Employee Engagement Statistics
Recent research by Gallup and Harris Interactive Polling revealed:
- Only 29% of employees are actively engaged in their jobs, while 54% are not engaged, and 17% are actively disengaged.
- Only 10% of managers are focused on what matters most to their organization. 90% of managers are either disengaged or distracted from key priorities.
- Gallup employee engagement statistics reveal that an engaged organization can lead to up to 18% increased revenue per employee. Gallup found that only four in 10 U.S. employees say they have the opportunity to do what they do best every day. Advance this to eight in 10, and a company could experience an 8% increase in customer engagement, a 14% increase in profitability, and a 46% decrease in safety incidents.
- Queen’s University School of Business scrutinized over 111,000 employee surveys on employee engagement over 10 years. They concluded that companies with the highest employee engagement achieve 15% higher employee productivity and up to 30% greater customer satisfaction.
Employee Motivation Strategies
1. External Motivation
- Fear — You had better get this right, or you will lose money, job, respect, relationship, status, etc.
- Incentives — If you do this right, you will gain money, recognition, status, promotion, lifestyle, etc.
The impact of external motivation is temporary. When the threat or incentive is removed, motivation is lost.
2. Internal Motivation
Most employees have been exposed to the idea “If it is to be, it’s up to me.” Many set worthwhile goals, BUT their suboptimal thinking prevents them from being their best, and taking the best actions to achieve the best outcomes. They compromise their own best interests and the best interests of the organization, because they haven’t been educated in the art and science of consistent Optimal Thinking.
You can create your own multicultural “Best Place to Work” environment where loyal employees bring the best version of themselves to the workplace, regardless of the circumstances. Optimal Thinking employees don’t rely on a pat on the back from management or a bonus at the end of the year to do their best. They focus on what is most important, ask the best questions to invite the best solutions, and make the most of the hands they are dealt. External incentives, recognition, and rewards are secondary, because they are self-motivated optimizers. All aspects of workplace trust — including credibility, transparency, respect, fairness, pride and camaraderie — proliferate in an Optimal Thinking collaborative culture. Want to know how?

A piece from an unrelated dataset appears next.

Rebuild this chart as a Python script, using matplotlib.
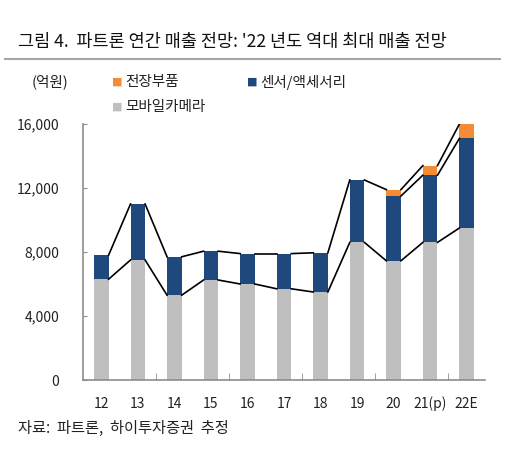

The 4 Best Practices for Employee Motivation
1. Create Your Own Optimal Thinking Workplace.
Optimal Thinking leaders hire Optimal Thinkers with the skills to match job functions. They also educate employees in the art of consistent optimization with “Get motivated seminars and webinars”, executive coaching and mentoring to optimize – not just improve or manage – employee motivation, engagement, and performance.
In the Optimal Thinking “Best Place to Work” multicultural organization, leaders acknowledge and understand their employees thinking styles and motivation, respond to their unique needs, and bring out the best from them.
When employees understand their dominant thinking, decision making, core motivation, etc. and are trained in the art of consistent optimization, they make the most of their talents, resources, challenges, opportunities, communications, and relationships. They experience a unique camaraderie that is only achieved when respectful individuals help each other to be and do their best.
2. Provide the Most Conducive Facilities and Compensation.
The organization provides facilities and compensation that enable employees to be their best.
3. Optimize No Cost / Low Cost Employee Motivation Strategies.
Optimal Thinking leaders set motivating challenges and goals to maximize enthusiastic participation and job ownership. They provide fair treatment and appropriate recognition, optimize collaboration and teamwork, reward performance progress, and more.
4. Minimize De-motivators.
Optimal Thinking leaders assess and best resolve demotivating company policies and behaviors (eg. unnecessary power plays, destructive criticism, unproductive meetings and inefficient processes, unclear expectations about employee performance).